Une actualité violente

Lorsqu’il accepte de se lancer dans l’aventure, Vittorio De Sica a bientôt 70 ans. L’homme, également acteur, a été l’un des fers de lance du néo-réalisme (Le Voleur de bicyclette, Umberto D...) et un adepte de la comédie à l’italienne (Hier, aujourd’hui et demain, Mariage à l’italienne...) À la fin des années 60, il a déjà obtenu trois Oscars du meilleur film étranger et s’apprête à en recevoir un quatrième pour Le Jardin des Finzi-Contini. À la lecture du roman de Giorgio Bassani, De Sica y voit d’emblée des résonances avec le présent : « Nous avons supporté le monstre du fascisme durant vingt ans, connu une guerre non voulue et assisté au massacre de sept millions de juifs, et voilà qu’en Italie, certains jeunes arrivent avec des attitudes fascistes, des chants fascistes... Aussi, il m’a semblé nécessaire de rappeler aux uns ou d’apprendre aux jeunes ce que furent les années 40 en Italie. »

Succès

Avec Le Jardin des Finzi-Contini, Vittorio De Sica retrouve les faveurs du public et d’une critique qui ne croyait plus le revoir atteindre de tels sommets d’inspiration. Le film sort en Italie à la fin de l’année 1970 et connaît un grand succès. Le public français attendra un an pour le découvrir.
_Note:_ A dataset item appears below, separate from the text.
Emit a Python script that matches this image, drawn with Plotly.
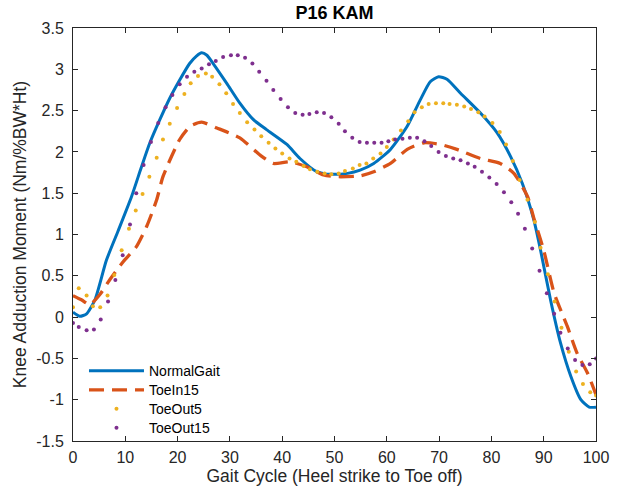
import plotly.graph_objects as go

# ---------------- data ----------------
normal_x = [0, 1.3, 2.6, 4.2, 6.4, 8.6, 11.2, 13.1, 14.7, 16.6, 18.5, 20.4, 22.3, 23.6, 24.6, 25.6,
            26.8, 29.4, 31.9, 34.5, 37.0, 40.9, 43.4, 46.6, 48.5, 50.5, 52.5, 54.9, 57.5, 60.7, 63.9,
            66.4, 68.3, 69.9, 71.5, 74.1, 77.9, 81.1, 83.7, 85.9, 88.1, 89.4, 91.3, 93.2, 95.2, 97.1,
            98.7, 100]
normal_y = [0.06, 0.01, 0.04, 0.21, 0.69, 1.04, 1.46, 1.82, 2.11, 2.39, 2.65, 2.87, 3.07, 3.16, 3.20,
            3.17, 3.07, 2.83, 2.59, 2.39, 2.27, 2.09, 1.92, 1.76, 1.73, 1.73, 1.74, 1.78, 1.86, 2.03,
            2.31, 2.63, 2.85, 2.91, 2.88, 2.71, 2.47, 2.23, 1.94, 1.62, 1.18, 0.81, 0.21, -0.31, -0.72,
            -1.00, -1.09, -1.09]

toein_x = [0, 1.6, 3.2, 5.1, 7.0, 9.6, 12.1, 14.1, 16.0, 17.2, 20.4, 22.4, 24.6, 27.5, 31.9, 35.8,
           38.3, 41.5, 44.7, 47.9, 50.5, 54.9, 57.5, 60.7, 63.9, 67.1, 70.3, 73.4, 77.9, 81.7, 84.3,
           86.9, 88.1, 90.0, 92.0, 94.5, 96.4, 98.4, 100]
toein_y = [0.26, 0.21, 0.15, 0.27, 0.45, 0.67, 0.85, 1.10, 1.42, 1.70, 2.15, 2.31, 2.36, 2.29, 2.17,
           1.96, 1.86, 1.88, 1.82, 1.72, 1.70, 1.71, 1.76, 1.86, 2.03, 2.11, 2.09, 2.03, 1.92, 1.86,
           1.74, 1.46, 1.20, 0.81, 0.29, -0.11, -0.44, -0.68, -0.94]

toeout5_x = [0, 1.1, 2.6, 3.8, 5.2, 6.6, 7.9, 9.3, 10.7, 12.0, 13.3, 14.6, 16.0, 17.2, 18.5, 19.9,
             21.3, 22.5, 23.9, 25.4, 26.6, 28.0, 29.3, 30.6, 31.9, 33.3, 34.7, 36.0, 37.4, 38.7, 40.0,
             41.4, 42.7, 44.1, 45.3, 46.7, 48.1, 49.4, 50.8, 52.0, 53.5, 54.8, 56.1, 57.4, 58.8, 60.0,
             61.3, 62.7, 64.1, 65.3, 66.7, 68.0, 69.4, 70.8, 72.0, 73.4, 74.8, 76.1, 77.5, 78.7, 80.2,
             81.6, 82.8, 84.1, 85.4, 86.9, 88.3, 89.4, 90.8, 92.1, 93.4, 94.8, 96.2, 97.5, 98.9, 100]
toeout5_y = [0.12, 0.35, 0.26, 0.13, 0.12, 0.26, 0.51, 0.81, 1.07, 1.29, 1.49, 1.70, 1.93, 2.15, 2.34,
             2.53, 2.70, 2.83, 2.92, 2.95, 2.91, 2.82, 2.71, 2.58, 2.47, 2.36, 2.27, 2.19, 2.11, 2.04,
             1.98, 1.92, 1.88, 1.83, 1.79, 1.76, 1.74, 1.73, 1.74, 1.77, 1.80, 1.84, 1.86, 1.92, 1.98,
             2.06, 2.15, 2.26, 2.37, 2.48, 2.54, 2.58, 2.59, 2.59, 2.58, 2.57, 2.55, 2.52, 2.48, 2.43,
             2.35, 2.24, 2.09, 1.89, 1.66, 1.42, 1.15, 0.84, 0.52, 0.19, -0.13, -0.42, -0.66, -0.81,
             -0.91, -0.95]

toeout15_x = [0, 1.1, 2.6, 4.0, 5.3, 6.7, 8.1, 9.5, 10.9, 12.1, 13.5, 14.9, 16.3, 17.7, 19.0, 20.4,
              21.8, 23.2, 24.6, 26.0, 27.3, 28.7, 30.2, 31.5, 32.9, 34.3, 35.6, 37.0, 38.3, 39.7, 41.1,
              42.5, 43.9, 45.2, 46.6, 48.0, 49.4, 50.8, 52.0, 53.4, 54.8, 56.2, 57.6, 59.0, 60.3, 61.6,
              63.0, 64.4, 65.8, 67.2, 68.5, 69.9, 71.3, 72.7, 74.1, 75.5, 76.8, 78.2, 79.6, 81.0, 82.4,
              83.8, 85.1, 86.4, 87.8, 89.2, 90.6, 92.0, 93.2, 94.6, 96.0, 97.4, 98.8, 100]
toeout15_y = [-0.07, -0.12, -0.16, -0.15, -0.03, 0.19, 0.45, 0.75, 1.12, 1.50, 1.84, 2.12, 2.35, 2.54,
              2.69, 2.82, 2.91, 2.97, 3.01, 3.06, 3.10, 3.15, 3.17, 3.17, 3.14, 3.07, 2.97, 2.86, 2.75,
              2.64, 2.54, 2.47, 2.45, 2.46, 2.48, 2.47, 2.42, 2.34, 2.25, 2.17, 2.12, 2.11, 2.11, 2.11,
              2.13, 2.15, 2.16, 2.17, 2.17, 2.13, 2.07, 2.00, 1.95, 1.92, 1.90, 1.86, 1.82, 1.76, 1.69,
              1.61, 1.51, 1.39, 1.25, 1.07, 0.83, 0.56, 0.29, 0.04, -0.19, -0.38, -0.52, -0.58, -0.57,
              -0.50]

x_ticks = [0, 10, 20, 30, 40, 50, 60, 70, 80, 90, 100]
y_ticks = [-1.5, -1, -0.5, 0, 0.5, 1, 1.5, 2, 2.5, 3, 3.5]
series_names = ["NormalGait", "ToeIn15", "ToeOut5", "ToeOut15"]

# ---------------- figure ----------------
FONT = "Liberation Sans, Arial, sans-serif"
AX = "#262626"


def leg(name):
    return f'<span style="font-size:14px">{name}</span>'


fig = go.Figure()
fig.add_trace(go.Scatter(x=normal_x, y=normal_y, mode="lines", name=leg(series_names[0]),
                         line=dict(color="#0072BD", width=3, shape="spline", smoothing=0.6)))
fig.add_trace(go.Scatter(x=toein_x, y=toein_y, mode="lines", name=leg(series_names[1]),
                         line=dict(color="#D95319", width=3.3, dash="15px,8px", shape="spline",
                                   smoothing=0.6)))
fig.add_trace(go.Scatter(x=toeout5_x, y=toeout5_y, mode="markers", name=leg(series_names[2]),
                         marker=dict(color="#EDB120", size=4, line=dict(width=0))))
fig.add_trace(go.Scatter(x=toeout15_x, y=toeout15_y, mode="markers", name=leg(series_names[3]),
                         marker=dict(color="#7E2F8E", size=4, line=dict(width=0))))

axis_common = dict(showgrid=False, zeroline=False, showline=True, linecolor=AX, linewidth=1,
                   mirror="ticks", ticks="inside", ticklen=5, tickcolor=AX, tickwidth=1,
                   tickfont=dict(family=FONT, size=16, color=AX))

fig.update_xaxes(range=[0, 100], tickvals=x_ticks, ticktext=[str(v) for v in x_ticks],
                 title=dict(text="Gait Cycle (Heel strike to Toe off)",
                            font=dict(family=FONT, size=17.5, color=AX), standoff=0),
                 ticklabelstandoff=2, **axis_common)
fig.update_yaxes(range=[-1.5, 3.5], tickvals=y_ticks, ticktext=[f"{v:g}" for v in y_ticks],
                 title=dict(text="Knee Adduction Moment (Nm/%BW*Ht)",
                            font=dict(family=FONT, size=17.5, color=AX), standoff=5),
                 ticklabelstandoff=5, **axis_common)

fig.update_layout(
    width=624, height=490,
    margin=dict(l=73, r=28, t=28, b=49),
    paper_bgcolor="white", plot_bgcolor="white",
    title=dict(text="<b>P16 KAM</b>", x=0.536, xanchor="center", y=0.975, yanchor="middle",
               font=dict(family=FONT, size=18, color="#000000")),
    legend=dict(x=0.021, y=0.205, xanchor="left", yanchor="top", bgcolor="rgba(0,0,0,0)",
                borderwidth=0, font=dict(family=FONT, size=12, color="#000000"),
                itemwidth=55, tracegroupgap=0),
    showlegend=True,
)

fig.write_html("out.html")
Entre-temps, le film aura remporté l’Oscar du meilleur film étranger et l’Ours d’or au Festival de Berlin. Le Jardin des Finzi-Contini permet à son actrice principale, la Française Dominique Sanda – 19 ans à l’époque, déjà vue chez Robert Bresson (Une femme douce) et Bernardo Bertolucci (Le Conformiste) – de véritablement lancer sa carrière. La grande puissance du film réside également dans sa photographie. La lumière du chef opérateur Ennio Guarnieri – qui venait de signer celle du Médée de Pier Paolo Pasolini – parvient, en effet, à capturer la beauté fragile d’un moment que l’on sait fugace.